Jakarta, 10 November 2025 – Pemerintah terus berupaya memperkuat mekanisme Whistleblowing System (WBS) di kementerian/lembaga (K/L) guna mendorong Aparatur Sipil Negara (ASN) dan masyarakat berani melaporkan tindak korupsi tanpa perlu khawatir akan sanksi balasan. Prinsip kerahasiaan identitas dan perlindungan dari tindakan diskriminatif ditekankan sebagai fokus utama dalam penanganan pelaporan.
Perkembangan ini didukung oleh berbagai peraturan turunan, termasuk dari BKN dan peraturan internal di banyak K/L, yang semakin memperjelas prosedur dan jaminan perlindungan bagi pelapor.
Mekanisme Perlindungan yang Diperkuat
Meskipun dasar hukum perlindungan whistleblower telah diatur dalam Undang-Undang Nomor 31 Tahun 2014 tentang Perlindungan Saksi dan Korban (UU LPSK), implementasinya di lingkungan birokrasi ASN diperkuat dengan sistem internal:
- WBS Internal Instansi: Setiap instansi, termasuk BKN, Kementerian PANRB, dan kementerian teknis lainnya, telah memiliki WBS terpadu (seperti yang diatur dalam Peraturan Menteri teknis terbaru, contohnya Permen PKP Nomor 8 Tahun 2025). Sistem ini memungkinkan ASN untuk melaporkan dugaan pelanggaran secara anonim atau menggunakan nama samaran.
- Fokus Pelanggaran: Laporan yang dapat ditindaklanjuti meliputi Korupsi, Kolusi, dan Nepotisme (KKN), gratifikasi, pelanggaran kode etik dan disiplin PNS, hingga penyalahgunaan wewenang yang merugikan negara.
- Jaminan Kerahasiaan: Unit pengelola WBS, umumnya di bawah Inspektorat Jenderal, berkewajiban merahasiakan identitas pelapor dan data informasi yang patut diduga dapat membuka rahasia pelapor.
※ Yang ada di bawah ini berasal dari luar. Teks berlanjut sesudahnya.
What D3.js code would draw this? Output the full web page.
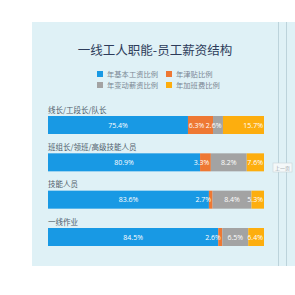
<!DOCTYPE html>
<html>
<head>
<meta charset="utf-8">
<script src="https://cdn.jsdelivr.net/npm/d3@7"></script>
<style>
html,body{margin:0;padding:0;background:#ffffff;}
svg{display:block;}
</style>
</head>
<body>
<svg id="chart" width="295" height="295"></svg>
<script>
// ---- data ----
const title = "一线工人职能-员工薪资结构";
const categories = ["线长/工段长/队长", "班组长/领班/高级技能人员", "技能人员", "一线作业"];
const seriesNames = ["年基本工资比例", "年津贴比例", "年变动薪资比例", "年加班费比例"];
const seriesColors = ["#1899e4", "#ee7833", "#a3a3a3", "#fdae0e"];
// printed percentage labels
const baseLabels     = ["75.4%", "80.9%", "83.6%", "84.5%"];
const allowanceLabels= ["6.3%",  "3.3%",  "2.7%",  "2.6%"];
const variableLabels = ["2.6%",  "8.2%",  "8.4%",  "6.5%"];
const overtimeLabels = ["15.7%", "7.6%",  "5.3%",  "6.4%"];
// drawn segment shares (% of bar length)
const baseShare      = [64.8, 70.4, 74.5, 78.8];
const allowanceShare = [11.6, 5.0, 1.7, 1.9];
const variableShare  = [4.6, 16.6, 18.0, 12.0];
const overtimeShare  = [19.0, 8.0, 5.8, 7.3];

const shares = [baseShare, allowanceShare, variableShare, overtimeShare];
const labels = [baseLabels, allowanceLabels, variableLabels, overtimeLabels];

const rows = categories.map((c, i) => {
  const r = {category: c};
  seriesNames.forEach((s, k) => { r[s] = shares[k][i]; });
  return r;
});

const svg = d3.select("#chart");
const font = "'Noto Sans CJK SC', 'Noto Sans', sans-serif";

// panel background
svg.append("rect").attr("x", 32).attr("y", 22).attr("width", 263).attr("height", 244).attr("fill", "#dff1f6");
svg.append("line").attr("x1", 278.5).attr("x2", 278.5).attr("y1", 22).attr("y2", 266).attr("stroke", "#bcd3db").attr("stroke-width", 1);
svg.append("line").attr("x1", 286.5).attr("x2", 286.5).attr("y1", 22).attr("y2", 266).attr("stroke", "#bcd3db").attr("stroke-width", 1);

// title
svg.append("text").attr("x", 155).attr("y", 55).attr("text-anchor", "middle")
  .attr("font-family", font).attr("font-size", 12.5).attr("fill", "#2d3c5a").text(title);

// legend
const legendPos = [[97, 71], [166, 71], [97, 82], [166, 82]];
const lg = svg.append("g");
seriesNames.forEach((s, k) => {
  const [lx, ly] = legendPos[k];
  lg.append("rect").attr("x", lx).attr("y", ly).attr("width", 6).attr("height", 6).attr("fill", seriesColors[k]);
  lg.append("text").attr("x", lx + 10).attr("y", ly + 5.8).attr("font-family", font)
    .attr("font-size", 7.3).attr("fill", "#7b8793").text(s);
});

// scales
const x = d3.scaleLinear().domain([0, 100]).range([48, 264]);
const y = d3.scalePoint().domain(categories).range([116, 228]);
const barH = 18;

const stack = d3.stack().keys(seriesNames)(rows);

// category labels
svg.append("g").selectAll("text").data(categories).join("text")
  .attr("x", 48).attr("y", d => y(d) - 3.5)
  .attr("font-family", font).attr("font-size", 7.5).attr("fill", "#4f5d6b")
  .text(d => d);

// bars
const layers = svg.append("g").selectAll("g").data(stack).join("g")
  .attr("fill", (d, k) => seriesColors[k]);
layers.selectAll("rect").data(d => d).join("rect")
  .attr("x", d => x(d[0]))
  .attr("y", d => y(d.data.category))
  .attr("width", d => x(d[1]) - x(d[0]))
  .attr("height", barH);

// value labels
const lblG = svg.append("g");
categories.forEach((cat, i) => {
  const placed = [];
  stack.forEach((layer, k) => {
    const d = layer[i];
    const t = lblG.append("text")
      .attr("y", y(cat) + barH / 2 + 2.6)
      .attr("font-family", "'Open Sans', 'Noto Sans', sans-serif")
      .attr("font-size", 7).attr("fill", "#ffffff")
      .attr("text-anchor", "middle")
      .text(labels[k][i]);
    const w = t.node().getComputedTextLength();
    const x0 = x(d[0]), x1 = x(d[1]);
    let cx;
    if (k === seriesNames.length - 1) {
      cx = x1 - 1 - w / 2;
    } else {
      cx = Math.min((x0 + x1) / 2, x1 - 1.5 - w / 2);
    }
    placed.push({t, cx, w});
  });
  // resolve overlaps by pushing earlier labels left
  for (let j = placed.length - 1; j > 0; j--) {
    const cur = placed[j], prev = placed[j - 1];
    const start = cur.cx - cur.w / 2;
    const prevEnd = prev.cx + prev.w / 2;
    if (prevEnd > start - 1.5) prev.cx = start - 1.5 - prev.w / 2;
  }
  placed.forEach(p => p.t.attr("x", p.cx));
});

// small page button on the right
svg.append("rect").attr("x", 273).attr("y", 163).attr("width", 19).attr("height", 9)
  .attr("fill", "#f4f8f9").attr("stroke", "#c9d4d8").attr("stroke-width", 0.6);
svg.append("text").attr("x", 282.5).attr("y", 170).attr("text-anchor", "middle")
  .attr("font-family", font).attr("font-size", 5).attr("fill", "#9aa5aa").text("上一页");
</script>
</body>
</html>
Jaminan ini penting untuk mengatasi ketakutan ASN akan pemecatan, mutasi non-objektif, atau intimidasi.
Tantangan Implementasi dan Sanksi Balasan
Namun, sejumlah kajian dan penelitian menunjukkan bahwa implementasi perlindungan whistleblower di tingkat ASN masih menghadapi tantangan serius.
- Rendahnya Kepercayaan: Banyak ASN masih enggan melapor karena trauma atau pengalaman buruk rekan sejawat yang mengalami tindakan balasan (reprisal), seperti dimutasi ke tempat terpencil atau dipersulit kenaikan pangkatnya, meskipun secara formal aturan perlindungan telah ada.
- Penguatan Lembaga Pengawas: Untuk mengatasi hal ini, diperlukan penguatan peran lembaga pengawas seperti LPSK dan Ombudsman, serta pemberian jaminan non-diskriminatif yang lebih tegas dan sanksi keras bagi pejabat yang terbukti melakukan tindakan balasan terhadap pelapor.
Tujuan akhir dari penguatan aturan ini adalah menciptakan budaya birokrasi yang bersih dan transparan, di mana melaporkan kejahatan dianggap sebagai tindakan moral dan kewajiban profesional, bukan risiko karir.